あらゆる手段を最適に組み合わせるには、あらゆる手段の特徴を自ら実践しながら会得することが必要という脳筋思考で生きており、本業に加えカンファレンスに政策提言に学生に研究にと回ってなくもないのですが、結局目的は全部同じ&繋がりも多く、なんとかなるかもという気もしています。

「公益に資する理想と高解像度の現状理解から、産業のVisionと登り方を定義・言語化し、人を巻き込み、事業、政策、エビデンス等あらゆる広義のプロダクトを通じてインパクトに繋げる」といった能力開発の方向性はかなり見えてきたので、粛々と学びながら楔を打つ2年目にしたいと思います。

おまけ:パブリックヘルスとは、人々の希望を守るための科学的実践(?)

以前東大MPHの先輩から、「東大SPHでは入学直後にそもそもパブリックヘルスとは何かをひたすら議論する授業があり、めちゃくちゃ面白かった」と聞き、非常に深くて難しい問だなと考えていました。まだ「これだ」と完全に腹落ちはできていませんが、気づきをくれた思考実験(妄想)があります。

認知症進行予防の真価は?

医薬品の社会的価値の多面的評価

ひとつめは、「認知症進行予防の真価は?」というものです。認知機能障害の緩和、重症化予防を通じて、ご本人のQOL改善のみならず家族介護の総量も減ることにより、家族のQOL向上にも寄与するとしたとき、

定量的には、12兆円にも及ぶ経済損失の軽減を、無償労働の貨幣評価などで貨幣換算、またHEORのエビデンスから介護者のQALY良化を推定し費用対便益分析の枠組みに乗せれば、SROIの最適化を議論・評価・改善・・・・などと議論できうると考えます。しかし、さらにその先で、定性、質的な価値へと関心を移せば、

「これまでの人生の、大切な思い出を守ること」
「未来に渡って、家族や大切な人との時間、繋がりを守っていくこと」

といった、「希望」の価値こそが真に重要ではないか、とも思えてきます。

*このような価値の表現技法に関してもぜひ探究を深めたいところです。
合意形成のためには一定の共通言語が必要かつ、現在の多数派、コンセンサスは貨幣価値かと思いますが、個人的には人類は希望を貨幣換算したくない(できない)と考えており、どのようにこの価値を受容していきうるか、とても趣深い問だなと感じます。

不老不死が実現した未来で、人生を終えるトリガーは?

加えて、少子高齢化社会、成熟経済に適応した死生観のあり方を考える際、Quality of Death(QOD)に焦点を当て、「不老不死が実現した未来で、人生を終えるトリガーは?」を考えました。これに対する暫定解は「またxxにxxとうまい酒が飲める、と思えなくなった時」というものです。

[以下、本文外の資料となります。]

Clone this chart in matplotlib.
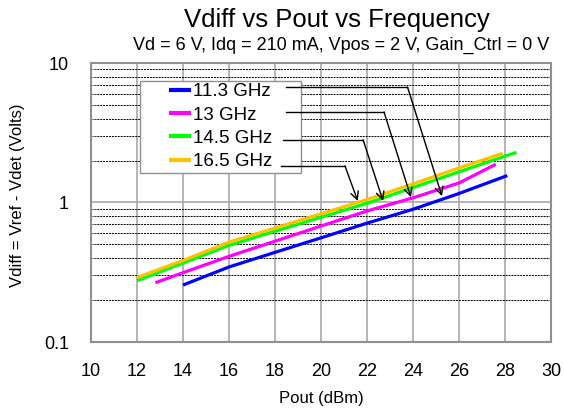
import numpy as np
import matplotlib
matplotlib.use("Agg")
import matplotlib.pyplot as plt
from matplotlib.patches import Rectangle
from matplotlib.ticker import FixedLocator, NullFormatter

plt.rcParams['font.family'] = ['Liberation Sans', 'DejaVu Sans']

# data (Pout in dBm, Vdiff in volts)
labels = ["11.3 GHz", "13 GHz", "14.5 GHz", "16.5 GHz"]
colors = ["#0000FF", "#FF00FF", "#00FF00", "#FFC000"]

pout_113 = [14, 16, 18, 20, 22, 24, 26, 28.1]
vdiff_113 = [0.256, 0.345, 0.439, 0.558, 0.711, 0.894, 1.16, 1.56]

pout_13 = [12.8, 14, 16, 18, 20, 22, 24, 26, 27.6]
vdiff_13 = [0.266, 0.314, 0.411, 0.528, 0.678, 0.869, 1.08, 1.38, 1.88]

pout_145 = [12, 14, 16, 18, 20, 22, 24, 26, 28.5]
vdiff_145 = [0.275, 0.368, 0.493, 0.622, 0.784, 0.987, 1.28, 1.66, 2.29]

pout_165 = [12, 14, 16, 18, 20, 22, 24, 26, 27.9]
vdiff_165 = [0.29, 0.384, 0.52, 0.656, 0.83, 1.05, 1.36, 1.77, 2.25]

series = [(pout_113, vdiff_113), (pout_13, vdiff_13),
          (pout_145, vdiff_145), (pout_165, vdiff_165)]

# callout lines: start, kink, arrow tip (data coords)
callouts = [
    [(18.48, 6.73), (23.76, 6.73), (25.26, 1.11)],
    [(18.48, 4.45), (22.74, 4.45), (23.91, 1.09)],
    [(18.33, 2.81), (21.83, 2.81), (22.70, 1.025)],
    [(18.26, 1.83), (21.04, 1.83), (21.60, 1.025)],
]

W, H = 564, 415
fig = plt.figure(figsize=(W / 100, H / 100), dpi=100)
ax = fig.add_axes([91 / W, 1 - 342 / H, (551 - 91) / W, (342 - 63) / H])

ax.set_yscale("log")
ax.set_xlim(10, 30)
ax.set_ylim(0.1, 10)
ax.set_xticks(np.arange(10, 31, 2))
ax.yaxis.set_major_locator(FixedLocator([0.1, 1, 10]))
ax.set_yticklabels(["0.1", "1", "10"])
minor = [m * d for d in (0.1, 1) for m in range(2, 10)]
ax.yaxis.set_minor_locator(FixedLocator(minor))
ax.yaxis.set_minor_formatter(NullFormatter())

ax.grid(True, axis="x", which="major", color="#a8a8a8", lw=1.2)
ax.grid(True, axis="y", which="major", color="#a8a8a8", lw=1.2)
ax.grid(True, axis="y", which="minor", color="black", lw=0.7,
        linestyle=(0, (2, 1)))
ax.set_axisbelow(True)

for s in ax.spines.values():
    s.set_color("#909090")
    s.set_linewidth(1.5)

ax.tick_params(axis="both", which="both", direction="in", colors="#909090",
               labelcolor="black", labelsize=13)
ax.tick_params(axis="y", which="major", length=0, pad=16)
ax.tick_params(axis="y", which="minor", length=3)
ax.tick_params(axis="x", length=0, pad=15)

handles = []
for (x, y), c, lab in zip(series, colors, labels):
    h, = ax.plot(x, y, color=c, lw=2.3, label=lab, solid_capstyle="butt")
    handles.append(h)

# legend box
box = Rectangle((140 / W, 1 - 172.7 / H), (301 - 140) / W, (172.7 - 80.7) / H,
                transform=fig.transFigure, facecolor="white",
                edgecolor="#909090", lw=1.0, zorder=3)
ax.add_patch(box)
leg = ax.legend(handles=handles, loc="center",
                bbox_to_anchor=((140 + 301) / 2 / W, 1 - (80.7 + 172.7) / 2 / H),
                bbox_transform=fig.transFigure,
                frameon=False, fontsize=13.5, handlelength=1.2,
                handletextpad=0.1, labelspacing=0.33, borderpad=0)
leg.set_zorder(4)
for lh in leg.legend_handles:
    lh.set_linewidth(3)

for pts in callouts:
    (x0, y0), (x1, y1), (x2, y2) = pts
    ax.plot([x0, x1], [y0, y1], color="black", lw=1.0, zorder=6)
    ax.annotate("", xy=(x2, y2), xytext=(x1, y1), zorder=6,
                arrowprops=dict(arrowstyle="->", color="black", lw=1.0,
                                shrinkA=0, shrinkB=0, mutation_scale=14))

fig.text(337 / W, 1 - 20 / H, "Vdiff vs Pout vs Frequency", ha="center",
         va="center", fontsize=18.5)
fig.text(341 / W, 1 - 45 / H, "Vd = 6 V, Idq = 210 mA, Vpos = 2 V, Gain_Ctrl = 0 V",
         ha="center", va="center", fontsize=13)
fig.text(321 / W, 1 - 398 / H, "Pout (dBm)", ha="center", va="center",
         fontsize=12)
fig.text(18 / W, 1 - 195 / H, "Vdiff = Vref - Vdet (Volts)", ha="center",
         va="center", rotation=90, fontsize=12)

fig.savefig("out.png", dpi=100)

私は周りの「社会を意図する姿へと彫刻すべく戦っている人」と飲む酒を抜群にうまいと感じるのですが、人間的魅力に加え、未来に希望を見出し、具現化すべく戦う意志と試行錯誤のエピソードが好みの肴なんだな、と感じています。

両者の共通点は「希望」です。私はこれまで医療ヘルスケアを、「病により理不尽に失った・失ったかもしれない時間や機会、繋がりを取り戻すor守るための営み」と表現していましたが、上記の思考実験(妄想)を経て、その本質は、未来への希望を守ることかもしれないな、と思うようになりました。現時点では、パブリックヘルスとは、人々の「希望」を守るための科学的実践なのではないか、と解釈しています。

より広く深く学びつつ、「パブリックヘルスとは何か」という深遠な問を追究していきたいと思います。